When the literary detective Hercule Poirot passed away in Agatha Christie’s novel Curtain, his obituary appeared on the front page of the New York Times. Such was the presence of Ms. Christie, whose novels, plays and short stories continue to attract readers who love a well-told and intricate mystery. Born into an upper-middle class English family, Agatha Christie lived from 1890-1976 and set the gold standard for crime fiction.

During World War I Christie volunteered to work as a nurse in a hospital, but instead took a position in the pharmacy, where she learned the about potions, poisons and drugs. In fact, Christie passed several exams about prescriptions and became so adept that she used this knowledge when she wrote her first book in 1920, The Mysterious Affair at Styles, where the instrument of murder was poison—strychnine to be exact.

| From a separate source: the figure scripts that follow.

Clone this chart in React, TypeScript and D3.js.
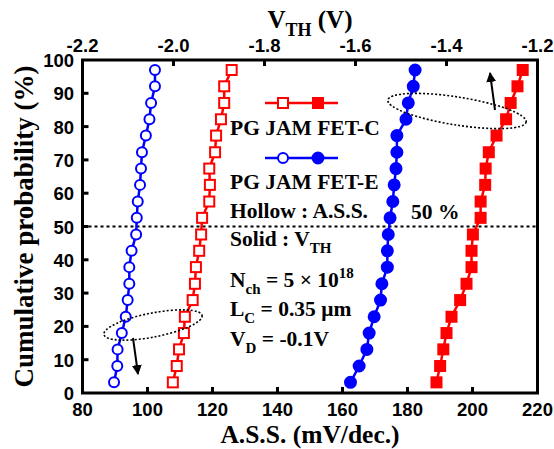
import React from "react";
import * as d3 from "d3";

const probs = [3.2, 8.1, 13.1, 18.0, 22.9, 27.9, 32.8, 37.8, 42.7, 47.6, 52.6, 57.5, 62.5, 67.4, 72.3, 77.3, 82.2, 87.1, 92.1, 97.0];
const assC = [107.8, 109.0, 109.7, 111.2, 111.5, 113.9, 114.6, 114.9, 115.9, 116.5, 116.8, 119.0, 119.2, 119.0, 120.8, 121.1, 122.6, 123.6, 123.6, 125.9];
const assE = [89.7, 90.7, 90.8, 92.1, 93.3, 93.9, 94.4, 94.4, 95.1, 96.5, 96.7, 97.0, 97.7, 98.0, 98.3, 99.5, 100.6, 101.1, 102.3, 102.3];
const vthC = [-1.422, -1.414, -1.407, -1.4, -1.389, -1.37, -1.356, -1.345, -1.345, -1.342, -1.325, -1.325, -1.315, -1.314, -1.307, -1.29, -1.269, -1.259, -1.244, -1.2325];
const vthE = [-1.611, -1.592, -1.575, -1.57, -1.559, -1.545, -1.542, -1.53, -1.53, -1.528, -1.524, -1.518, -1.515, -1.511, -1.509, -1.509, -1.489, -1.484, -1.473, -1.469];
const xTicks = [80, 100, 120, 140, 160, 180, 200, 220];
const topTicks = [-2.2, -2.0, -1.8, -1.6, -1.4, -1.2];
const yTicks = [0, 10, 20, 30, 40, 50, 60, 70, 80, 90, 100];

const RED = "#ff0000";
const BLUE = "#0000ff";
const SERIF = "'Liberation Serif', 'Times New Roman', serif";
const SANS = "'Liberation Sans', Arial, sans-serif";

export default function App() {
  const L = 82.5, R = 537.5, T = 60, B = 393;
  const x = d3.scaleLinear().domain([80, 220]).range([L, R]);
  const xt = d3.scaleLinear().domain([-2.2, -1.2]).range([L, R]);
  const y = d3.scaleLinear().domain([0, 100]).range([B, T]);
  const line = d3.line<[number, number]>().x((d) => d[0]).y((d) => d[1]);

  const series = [
    { xs: assE.map((v) => x(v)), color: BLUE, shape: "circle", filled: false },
    { xs: assC.map((v) => x(v)), color: RED, shape: "square", filled: false },
    { xs: vthE.map((v) => xt(v)), color: BLUE, shape: "circle", filled: true },
    { xs: vthC.map((v) => xt(v)), color: RED, shape: "square", filled: true },
  ];

  const marker = (cx: number, cy: number, shape: string, color: string, filled: boolean, key: any) =>
    shape === "circle" ? (
      <circle key={key} cx={cx} cy={cy} r={filled ? 5.5 : 5} fill={filled ? color : "white"} stroke={color} strokeWidth={2} />
    ) : (
      <rect key={key} x={cx - 5} y={cy - 5} width={10} height={10} fill={filled ? color : "white"} stroke={color} strokeWidth={2} />
    );

  const textStyle = { fontFamily: SERIF, fontWeight: "bold", fontSize: 21.5 } as const;

  return (
    <svg width={554} height={449} style={{ position: "absolute", left: 0, top: 0 }}>
      <defs>
        <marker id="ah" viewBox="0 0 10 10" refX="9" refY="5" markerWidth="5" markerHeight="5" orient="auto">
          <path d="M0,0 L10,5 L0,10 z" fill="black" />
        </marker>
      </defs>
      {/* 50% line */}
      <line x1={L} x2={R} y1={y(50)} y2={y(50)} stroke="black" strokeWidth={2} strokeDasharray="3,3" />

      {/* series */}
      {series.map((s, i) => (
        <g key={i}>
          <path d={line(s.xs.map((px, j) => [px, y(probs[j])]) as any) || ""} fill="none" stroke={s.color} strokeWidth={2.5} />
          {s.xs.map((px, j) => marker(px, y(probs[j]), s.shape, s.color, s.filled, j))}
        </g>
      ))}

      {/* ellipses and arrows */}
      <ellipse cx={153} cy={325} rx={50} ry={12} transform="rotate(-11 153 325)" fill="none" stroke="black" strokeWidth={1.6} strokeDasharray="2,2" />
      <line x1={133} y1={338} x2={138} y2={374} stroke="black" strokeWidth={2} markerEnd="url(#ah)" />
      <ellipse cx={457} cy={111} rx={70} ry={14} transform="rotate(9 457 111)" fill="none" stroke="black" strokeWidth={1.6} strokeDasharray="2,2" />
      <line x1={495} y1={110} x2={490} y2={73} stroke="black" strokeWidth={2} markerEnd="url(#ah)" />

      {/* legend */}
      <line x1={265} x2={338} y1={103} y2={103} stroke={RED} strokeWidth={2.5} />
      {marker(283, 103, "square", RED, false, "l1")}
      {marker(318, 103, "square", RED, true, "l2")}
      <line x1={265} x2={338} y1={158} y2={158} stroke={BLUE} strokeWidth={2.5} />
      {marker(283, 158, "circle", BLUE, false, "l3")}
      {marker(318, 158, "circle", BLUE, true, "l4")}
      <text x={230} y={135} style={textStyle}>PG JAM FET-C</text>
      <text x={230} y={189} style={textStyle}>PG JAM FET-E</text>
      <text x={230} y={218} style={textStyle}>Hollow : A.S.S.</text>
      <text x={411} y={219} style={textStyle}>50 %</text>
      <text x={230} y={246} style={textStyle}>
        Solid : V<tspan dy={7} fontSize={15}>TH</tspan>
      </text>
      <text x={230} y={287} style={textStyle}>
        N<tspan dy={7} fontSize={15}>ch</tspan><tspan dy={-7}> = 5 × 10</tspan><tspan dy={-9} fontSize={15}>18</tspan>
      </text>
      <text x={230} y={316} style={textStyle}>
        L<tspan dy={7} fontSize={15}>C</tspan><tspan dy={-7}> = 0.35 μm</tspan>
      </text>
      <text x={230} y={346} style={textStyle}>
        V<tspan dy={7} fontSize={15}>D</tspan><tspan dy={-7}> = -0.1V</tspan>
      </text>

      {/* frame */}
      <rect x={L} y={T} width={R - L} height={B - T} fill="none" stroke="black" strokeWidth={3} />

      {/* bottom ticks */}
      {xTicks.map((t) => (
        <g key={"b" + t}>
          {t > 80 && t < 220 && <line x1={x(t)} x2={x(t)} y1={B} y2={B - 6} stroke="black" strokeWidth={3} />}
          <text x={x(t)} y={416} textAnchor="middle" fontFamily={SANS} fontWeight="bold" fontSize={18.5}>{t}</text>
        </g>
      ))}
      {/* top ticks */}
      {topTicks.map((t) => (
        <g key={"t" + t}>
          {t > -2.2 && t < -1.2 && <line x1={xt(t)} x2={xt(t)} y1={T} y2={T + 6} stroke="black" strokeWidth={3} />}
          <text x={xt(t)} y={52} textAnchor="middle" fontFamily={SANS} fontWeight="bold" fontSize={18.5}>{t.toFixed(1)}</text>
        </g>
      ))}
      {/* left ticks */}
      {yTicks.map((t) => (
        <g key={"y" + t}>
          {t > 0 && t < 100 && <line x1={L} x2={L + 6} y1={y(t)} y2={y(t)} stroke="black" strokeWidth={3} />}
          <text x={74} y={y(t) + 7} textAnchor="end" fontFamily={SANS} fontWeight="bold" fontSize={18.5}>{t}</text>
        </g>
      ))}

      {/* axis titles */}
      <text x={310} y={443} textAnchor="middle" fontFamily={SERIF} fontWeight="bold" fontSize={25.5}>A.S.S. (mV/dec.)</text>
      <text x={310} y={28} textAnchor="middle" fontFamily={SERIF} fontWeight="bold" fontSize={25}>
        V<tspan dy={8} fontSize={18}>TH</tspan><tspan dy={-8}> (V)</tspan>
      </text>
      <text transform={`translate(33,${(T + B) / 2}) rotate(-90)`} textAnchor="middle" fontFamily={SERIF} fontWeight="bold" fontSize={27}>
        Cumulative probability (%)
      </text>
    </svg>
  );
}
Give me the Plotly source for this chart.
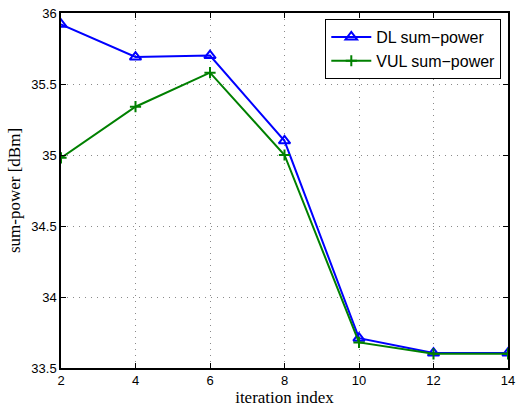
import plotly.graph_objects as go

iterations = [2, 4, 6, 8, 10, 12, 14]
dl_power = [35.92, 35.69, 35.70, 35.10, 33.71, 33.605, 33.605]
vul_power = [34.98, 35.34, 35.58, 35.00, 33.68, 33.60, 33.60]
x_ticks = [2, 4, 6, 8, 10, 12, 14]
y_ticks = [33.5, 34, 34.5, 35, 35.5, 36]
y_tick_text = ["33.5", "34", "34.5", "35", "35.5", "36"]

fig = go.Figure()
fig.add_trace(go.Scatter(
    x=iterations, y=dl_power, mode="lines+markers", name="DL sum\u2212power",
    line=dict(color="#0000ff", width=2),
    marker=dict(symbol="triangle-up-open", size=10, color="#0000ff", line=dict(width=2)),
))
fig.add_trace(go.Scatter(
    x=iterations, y=vul_power, mode="lines+markers", name="VUL sum\u2212power",
    line=dict(color="#008000", width=2),
    marker=dict(symbol="cross-thin-open", size=8, color="#008000", line=dict(width=2, color="#008000")),
))

axis_common = dict(
    showline=True, linecolor="black", linewidth=1.5, mirror="ticks",
    ticks="inside", ticklen=5, tickcolor="black",
    showgrid=True, gridcolor="#8a8a8a", griddash="1px,5px", gridwidth=1,
    zeroline=False,
    tickfont=dict(family="Liberation Sans, Arial", size=13, color="black"),
)

title_font = dict(family="Liberation Serif, Times New Roman", size=17, color="black")

fig.update_layout(
    width=521, height=410,
    margin=dict(l=61, r=6, t=10, b=42),
    paper_bgcolor="white", plot_bgcolor="white",
    xaxis=dict(range=[2, 14], tickvals=x_ticks,
               title=dict(text="iteration index", standoff=2, font=title_font),
               **axis_common),
    yaxis=dict(range=[33.5, 36], tickvals=y_ticks, ticktext=y_tick_text,
               title=dict(text="sum-power [dBm]", standoff=6, font=title_font),
               **axis_common),
    legend=dict(x=0.985, y=0.983, xanchor="right", yanchor="top",
                bgcolor="white", bordercolor="black", borderwidth=1,
                font=dict(family="Liberation Sans, Arial", size=16, color="black"),
                tracegroupgap=0, itemwidth=40),
    showlegend=True,
)

fig.write_html("out.html")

Christie fans and others who enjoy unexpected non-fiction will enjoy A is for Arsenic: The Poisons of Agatha Christie.  This absorbing book includes an overview of Christie’s literary (she loved to read!) and scientific background, an alphabetical study of the poisons used in her novels and a chronological list of her mysteries, with English and American titles, and a description of how the murders were committed.

Many fans know about Agatha Christie’s introduction to chemistry during World War I, but the book offers what may be little known. During World War II the famous author renewed her pharmacy credentials and once again volunteered dispensing medications. Find all the books mentioned here, as well as many other Christie titles, on the shelves at the Monrovia Public Library.